I am trying to understand when a load access of a memory location might produce side effects that other observers in the system may care about. So far all the examples I can find around dmb memory barriers in the ARMV8 reference material, are focused on observability of *writes*, whose importance and shareability domains are fairly self-explanatory. What I have not been able to find, is an example of when one might prefer dmb ishld over dmb nshld, for example. Whether the memory address is in shareable memory or not, or visible to coherent caches or not, surely a read access cannot produce observable effects that would affect the correctness of the PE executing the dmb instruction?

If this is correct, then why does ARMV8 offer various domains instead of simply some dmb ld with the least restrictive domain possible? And, if this is not correct, then what would be a practical example where the difference between dmb nshld, dmb ishld, and dmb oshld, would matter?

Thanks!

Parents Reply Children
  • If I understand correctly, in the extended example above, we would expect the following:

    P0's write to the flag must not be re-ordered relative to its first write of the message.

    This would be satisfied by a DMB ISH or DMB ISHST instruction on P0 between writing the message and writing the flag.

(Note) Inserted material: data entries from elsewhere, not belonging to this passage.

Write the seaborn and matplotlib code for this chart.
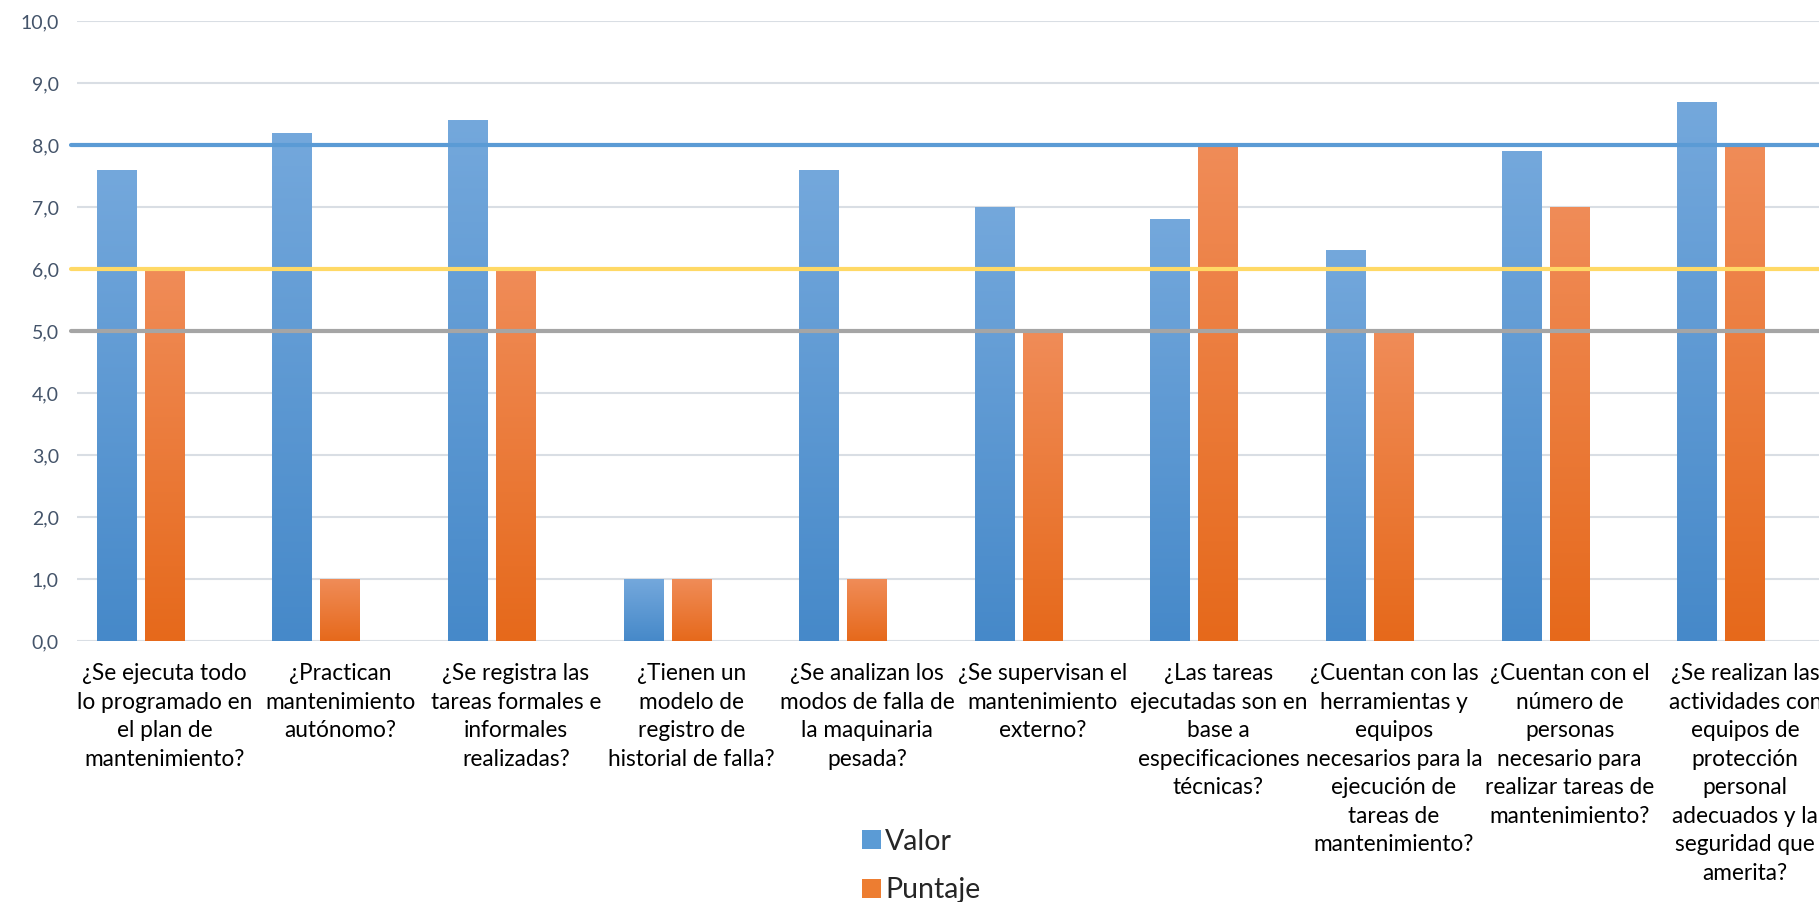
import numpy as np
import pandas as pd
import matplotlib
matplotlib.use("Agg")
import matplotlib.pyplot as plt
import seaborn as sns
from matplotlib.colors import LinearSegmentedColormap
from matplotlib.patches import Patch

categorias = [
    "¿Se ejecuta todo\nlo programado en\nel plan de\nmantenimiento?",
    "¿Practican\nmantenimiento\nautónomo?",
    "¿Se registra las\ntareas formales e\ninformales\nrealizadas?",
    "¿Tienen un\nmodelo de\nregistro de\nhistorial de falla?",
    "¿Se analizan los\nmodos de falla de\nla maquinaria\npesada?",
    "¿Se supervisan el\nmantenimiento\nexterno?",
    "¿Las tareas\nejecutadas son en\nbase a\nespecificaciones\ntécnicas?",
    "¿Cuentan con las\nherramientas y\nequipos\nnecesarios para la\nejecución de\ntareas de\nmantenimiento?",
    "¿Cuentan con el\nnúmero de\npersonas\nnecesario para\nrealizar tareas de\nmantenimiento?",
    "¿Se realizan las\nactividades con\nequipos de\nprotección\npersonal\nadecuados y la\nseguridad que\namerita?",
]
valor = [7.6, 8.2, 8.4, 1.0, 7.6, 7.0, 6.8, 6.3, 7.9, 8.7]
puntaje = [6, 1, 6, 1, 1, 5, 8, 5, 7, 8]
series = ["Valor", "Puntaje"]
lineas_ref = [8.0, 6.0, 5.0]
colores_ref = ["#5B9BD5", "#FFD966", "#A5A5A5"]
yticks = [0, 1, 2, 3, 4, 5, 6, 7, 8, 9, 10]

df = pd.DataFrame({
    "cat": categorias * 2,
    "val": valor + puntaje,
    "serie": ["Valor"] * len(valor) + ["Puntaje"] * len(puntaje),
})

sns.set_theme(style="white")
plt.rcParams["font.family"] = ["Lato", "DejaVu Sans"]

W, H = 1819, 902
fig = plt.figure(figsize=(W / 100, H / 100), dpi=100)
ax_left, ax_right = 77, 1819
ax_top, ax_bot = 21, 641
ax = fig.add_axes([ax_left / W, (H - ax_bot) / H, (ax_right - ax_left) / W, (ax_bot - ax_top) / H])

palette = {"Valor": "#5B9BD5", "Puntaje": "#ED7D31", "_": "#ffffff"}
sns.barplot(data=df, x="cat", y="val", hue="serie", hue_order=["Valor", "Puntaje", "_"],
            order=categorias, palette=palette, width=0.82, gap=0.1667, legend=False,
            errorbar=None, ax=ax, zorder=2)

# gradient fill for bars
grads = {
    "Valor": LinearSegmentedColormap.from_list("b", ["#4689C9", "#74A8DC"]),
    "Puntaje": LinearSegmentedColormap.from_list("o", ["#E6691B", "#F08C58"]),
}
grad = np.linspace(0, 1, 256).reshape(-1, 1)
for p in list(ax.patches):
    fc = p.get_facecolor()
    if p.get_height() <= 0:
        continue
    key = "Valor" if fc[2] > fc[0] else "Puntaje"
    x0, y0 = p.get_x(), p.get_y()
    w, h = p.get_width(), p.get_height()
    im = ax.imshow(grad, extent=[x0, x0 + w, y0, y0 + h], origin="lower",
                   cmap=grads[key], aspect="auto", zorder=2)
    im.set_clip_path(p)
    p.set_facecolor("none")
    p.set_edgecolor("none")

cat_w = 175.6
ax.set_xlim(-0.5, -0.5 + (ax_right - ax_left) / cat_w)
ax.set_ylim(0, 10)
ax.set_yticks(yticks)
ax.set_yticklabels([f"{v:.1f}".replace(".", ",") for v in yticks], fontsize=14, color="#44546A")
ax.yaxis.grid(True, color="#D9DEE4", lw=1.5, zorder=0)
ax.xaxis.grid(False)
for s in ax.spines.values():
    s.set_visible(False)
ax.tick_params(axis="both", length=0)
ax.tick_params(axis="y", pad=13)
ax.tick_params(axis="x", pad=16)
for t in ax.get_xticklabels():
    t.set_fontsize(16.3)
    t.set_color("#000000")
    t.set_linespacing(1.44)
    t.set_va("top")
ax.set_xlabel("")
ax.set_ylabel("")

for yv, c in zip(lineas_ref, colores_ref):
    ax.axhline(yv, color=c, lw=3, xmin=-0.0035, xmax=1, clip_on=False, zorder=5)

handles = [Patch(facecolor="#5B9BD5", edgecolor="none"),
           Patch(facecolor="#ED7D31", edgecolor="none")]
fig.legend(handles, series, loc="center left", bbox_to_anchor=(851 / W, 1 - 866 / H),
           frameon=False, fontsize=20.5, handlelength=0.65, handleheight=0.65,
           handletextpad=0.15, labelspacing=0.78, borderaxespad=0)

fig.savefig("out.png", dpi=100)
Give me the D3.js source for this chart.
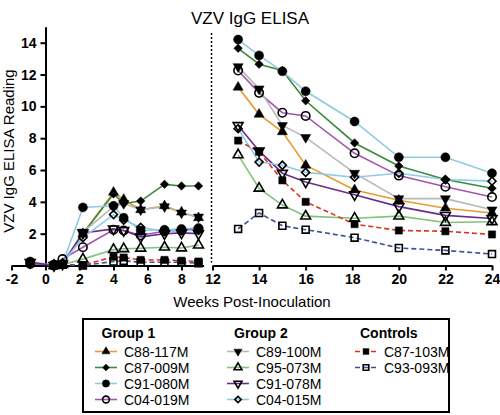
<!DOCTYPE html>
<html><head><meta charset="utf-8">
<script src="https://cdn.jsdelivr.net/npm/d3@7"></script>
<style>
body{margin:0;background:#fff}
svg{display:block}
text{font-family:"Liberation Sans",Arial,sans-serif;fill:#000}
</style>
</head><body>
<svg id="chart" width="500" height="415"></svg>
<script>
// ---- data ----
const weeksEarly = [-0.9, 0.5, 1, 2.2, 4, 4.6, 5.6, 7, 8, 9];
const weeksLate = [13.1, 14, 15, 16, 18.1, 20, 22, 24];
const seriesNames = ["C88-117M","C87-009M","C91-080M","C04-019M","C89-100M","C95-073M","C91-078M","C04-015M","C87-103M","C93-093M"];
const seriesGroups = ["Group 1","Group 1","Group 1","Group 1","Group 2","Group 2","Group 2","Group 2","Controls","Controls"];
const groupNames = ["Group 1","Group 2","Controls"];
const yTicks = [2,4,6,8,10,12,14];
const xTicksEarly = [-2,0,2,4,6,8];
const xTicksLate = [12,14,16,18,20,22,24];

const early_C88_117M = [null, 0, 0.1, 2.0, 4.6, 4.15, 3.5, 3.75, 3.35, 3.0];
const late_C88_117M  = [11.2, 9.5, 8.4, 6.3, 4.75, 4.1, 3.6, 3.3];
const early_C87_009M = [null, 0, 0.1, 2.0, 4.5, 3.9, 4.05, 5.1, 5.0, 5.0];
const late_C87_009M  = [13.65, 12.65, 12.25, 10.35, 7.7, 6.25, 5.4, 4.85];
const early_C91_080M = [0.25, 0, 0.1, 3.65, 3.75, 3.0, 2.2, 2.25, 2.3, 2.35];
const late_C91_080M  = [14.2, 13.2, 12.2, 10.95, 9.05, 6.8, 6.8, 5.8];
const early_C04_019M = [0.1, 0.05, 0.4, 1.15, 2.25, 2.2, 1.9, 2.15, 2.2, 2.3];
const late_C04_019M  = [12.25, 10.85, 9.6, 9.4, 7.05, 5.65, 4.95, 4.3];
const early_C89_100M = [null, 0, 0.1, 2.1, 3.7, 3.9, 3.5, 3.7, 3.3, 3.05];
const late_C89_100M  = [12.5, 11.1, 8.8, 8.05, 5.8, 4.2, 4.2, 3.5];
const early_C95_073M = [null, 0, 0.05, 0.4, 1.0, 1.05, 1.08, 1.15, 1.1, 1.28];
const late_C95_073M  = [6.95, 4.85, 3.8, 3.1, 2.97, 3.1, 2.7, 2.75];
const early_C91_078M = [0.2, 0, 0.1, 2.05, 2.3, 2.2, 1.8, 2.0, 2.05, 2.0];
const late_C91_078M  = [8.8, 7.2, 5.8, 5.25, 4.45, 3.7, 3.15, 2.95];
const early_C04_015M = [null, 0, 0.15, 1.75, 3.2, 2.85, 2.4, 2.15, 2.2, 2.2];
const late_C04_015M  = [8.6, 6.5, 6.3, 5.85, 5.55, 5.8, 5.4, 5.3];
const early_C87_103M = [null, 0.05, 0.05, 0.02, 0.55, 0.5, 0.35, 0.35, 0.3, 0.25];
const late_C87_103M  = [7.85, 7.15, 5.35, 4.0, 2.6, 2.2, 2.15, 1.95];
const early_C93_093M = [null, 0, 0.05, 0, 0.25, 0.3, 0.2, 0.2, 0.2, 0.15];
const late_C93_093M  = [2.3, 3.3, 2.5, 2.25, 1.75, 1.1, 0.95, 0.72];

const earlyValues = [early_C88_117M, early_C87_009M, early_C91_080M, early_C04_019M, early_C89_100M, early_C95_073M, early_C91_078M, early_C04_015M, early_C87_103M, early_C93_093M];
const lateValues  = [late_C88_117M, late_C87_009M, late_C91_080M, late_C04_019M, late_C89_100M, late_C95_073M, late_C91_078M, late_C04_015M, late_C87_103M, late_C93_093M];

// ---- styles ----
const seriesColors = ["#E89A30","#3C8A3C","#8ECBE2","#A555B0","#B8B8B8","#80C47C","#6A2C8C","#8ECBE8","#E0301E","#3A4F9E"];
const seriesDashed = [false,false,false,false,false,false,false,false,true,true];
const seriesShapes = [
  {t:d3.symbolTriangle, s:44, fill:true, rot:0},
  {t:d3.symbolSquare, s:36, fill:true, rot:45},
  {t:d3.symbolCircle, s:64, fill:true, rot:0},
  {t:d3.symbolCircle, s:56, fill:false, rot:0},
  {t:d3.symbolTriangle, s:44, fill:true, rot:180},
  {t:d3.symbolTriangle, s:42, fill:false, rot:0},
  {t:d3.symbolTriangle, s:42, fill:false, rot:180},
  {t:d3.symbolSquare, s:32, fill:false, rot:45},
  {t:d3.symbolSquare, s:52, fill:true, rot:0},
  {t:d3.symbolSquare, s:48, fill:false, rot:0}
];

const svg = d3.select("#chart");

const y = d3.scaleLinear().domain([0,15]).range([265.5, 26.8]);
const xE = d3.scaleLinear().domain([-2, 9.3]).range([11.5, 11.5 + 11.3*17]);
const xL = d3.scaleLinear().domain([12, 24]).range([212.5, 492]);

// title
svg.append("text").attr("x", 250).attr("y", 24).attr("text-anchor","middle")
  .style("font-size","17px").text("VZV IgG ELISA");

// y label
svg.append("text").attr("transform","translate(14,151) rotate(-90)").attr("text-anchor","middle")
  .style("font-size","15px").text("VZV IgG ELISA Reading");

// x label
svg.append("text").attr("x", 252).attr("y", 307).attr("text-anchor","middle")
  .style("font-size","15px").text("Weeks Post-Inoculation");

// axes
function styleAxis(g){
  g.selectAll(".domain").attr("stroke","#000").attr("stroke-width",2);
  g.selectAll(".tick line").attr("stroke","#000").attr("stroke-width",2);
  g.selectAll(".tick text").style("font-size","14px").style("font-weight","bold")
    .style("font-family","'Liberation Sans',Arial,sans-serif");
}
const gxE = svg.append("g").attr("transform",`translate(0,${y(0)})`)
  .call(d3.axisBottom(xE).tickValues(xTicksEarly).tickSize(5).tickSizeOuter(0).tickPadding(4)
    .tickFormat(d => d < 0 ? "-" + Math.abs(d) : d));
styleAxis(gxE);
const gxL = svg.append("g").attr("transform",`translate(0,${y(0)})`)
  .call(d3.axisBottom(xL).tickValues(xTicksLate).tickSize(5).tickSizeOuter(0).tickPadding(4));
styleAxis(gxL);
const gy = svg.append("g").attr("transform",`translate(${xE(0)},0)`)
  .call(d3.axisLeft(y).tickValues(yTicks).tickSize(5).tickSizeOuter(0).tickPadding(4));
styleAxis(gy);

// break dotted line
svg.append("line").attr("x1",211.5).attr("x2",211.5).attr("y1",33).attr("y2",y(0)-3)
  .attr("stroke","#000").attr("stroke-width",1.5).attr("stroke-dasharray","2,2");

// lines
const lineE = d3.line().defined(d => d.v !== null).x(d => xE(d.w)).y(d => y(d.v));
const lineL = d3.line().defined(d => d.v !== null).x(d => xL(d.w)).y(d => y(d.v));

const sym = (i, scale=1) => d3.symbol().type(seriesShapes[i].t).size(seriesShapes[i].s*scale)();

seriesNames.forEach((name, i) => {
  const e = weeksEarly.map((w,k) => ({w, v: earlyValues[i][k]}));
  const l = weeksLate.map((w,k) => ({w, v: lateValues[i][k]}));
  [[e,lineE],[l,lineL]].forEach(([pts, gen]) => {
    svg.append("path").datum(pts).attr("d", gen).attr("fill","none")
      .attr("stroke", seriesColors[i]).attr("stroke-width", 1.6)
      .attr("stroke-dasharray", seriesDashed[i] ? "5,3" : null);
  });
});

for (let i = seriesNames.length - 1; i >= 0; i--) {
  const e = weeksEarly.map((w,k) => ({x: xE(w), v: earlyValues[i][k]})).filter(d => d.v !== null);
  const l = weeksLate.map((w,k) => ({x: xL(w), v: lateValues[i][k]}));
  const sh = seriesShapes[i];
  svg.selectAll(null).data(e.concat(l)).enter().append("path")
    .attr("d", sym(i))
    .attr("transform", d => `translate(${d.x},${y(d.v)}) rotate(${sh.rot})`)
    .attr("fill", sh.fill ? "#000" : "none")
    .attr("stroke", "#000").attr("stroke-width", sh.fill ? 0.5 : 1.6);
}

// legend
svg.append("rect").attr("x",83).attr("y",319).attr("width",366).attr("height",93)
  .attr("fill","none").attr("stroke","#000").attr("stroke-width",2);
const colX = [95, 227, 355];
const headX = [101.5, 234, 360];
groupNames.forEach((g, gi) => {
  svg.append("text").attr("x", headX[gi]).attr("y", 338).style("font-size","14px")
    .style("font-weight","bold").text(g);
  const members = seriesNames.map((n,i)=>i).filter(i => seriesGroups[i] === g);
  members.forEach((i, r) => {
    const cy = 351.5 + r*16;
    svg.append("line").attr("x1", colX[gi]).attr("x2", colX[gi]+22).attr("y1", cy).attr("y2", cy)
      .attr("stroke", seriesColors[i]).attr("stroke-width", 1.6)
      .attr("stroke-dasharray", seriesDashed[i] ? "5,3" : null);
    const sh = seriesShapes[i];
    svg.append("path").attr("d", sym(i, 0.65))
      .attr("transform", `translate(${colX[gi]+11},${cy}) rotate(${sh.rot})`)
      .attr("fill", sh.fill ? "#000" : "none").attr("stroke","#000")
      .attr("stroke-width", sh.fill ? 0.5 : 1.6);
    svg.append("text").attr("x", colX[gi]+29).attr("y", cy+5).style("font-size","14px").text(seriesNames[i]);
  });
});
</script>
</body></html>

    P1's read of the message must not be re-ordered relative to the read of the flag.

    This could be satisfied by a DMB NSHLD instruction on P1 between loading the flag and loading the message (i.e. we would not need to use DMB ISH or DMB ISHLD to ensure P0 observed P1 loading the flag.)

    P1's write to the flag must not be re-ordered relative to its read of message.

    This could be satisfied by a DMB NSHLD instruction on P1 between loading the message and writing the flag. Aside: If P1 were to produce some other state where observers expected to see the flag cleared before seeing state from P1, then P1 should use DMB ISHST after writing the flag, or, perhaps write the flag using STLR.

    • P0's second write to message must no be re-ordered relative to its reads of the cleared flag.

    And this could be satisfied by a DMB NSHx instruction on P0 between loading the flag and writing the message (i.e. we would not need to use DMB ISHx to ensure P1 observed P0 loading the flag.) But, you would probably use DMB ISHx here just to prevent the second message write from being observed before the first message write (depending exactly how you wrote your flag polling loop on P0.)


    I don't know if that's what you meant by one PE observing another's reads.

    Not quite I don't think. Some more context here might help to clarify. My team would like to ensure that a given PE does not re-order its own loads relative to each other -- you could say it is quite like P1 in the original mailbox example. We would like to use the least restrictive barrier possible for this, and based on the documentation and our own tests, DMB NSHLD appears to be sufficient for this. But, a question has been raised as to what exactly are the effects of P1 loading a value that other observers can observe, and, if there are any practical cases where observers could need to see those effects (thus necessitating the use of DMB ISHLD or DMB OSHLD instead.)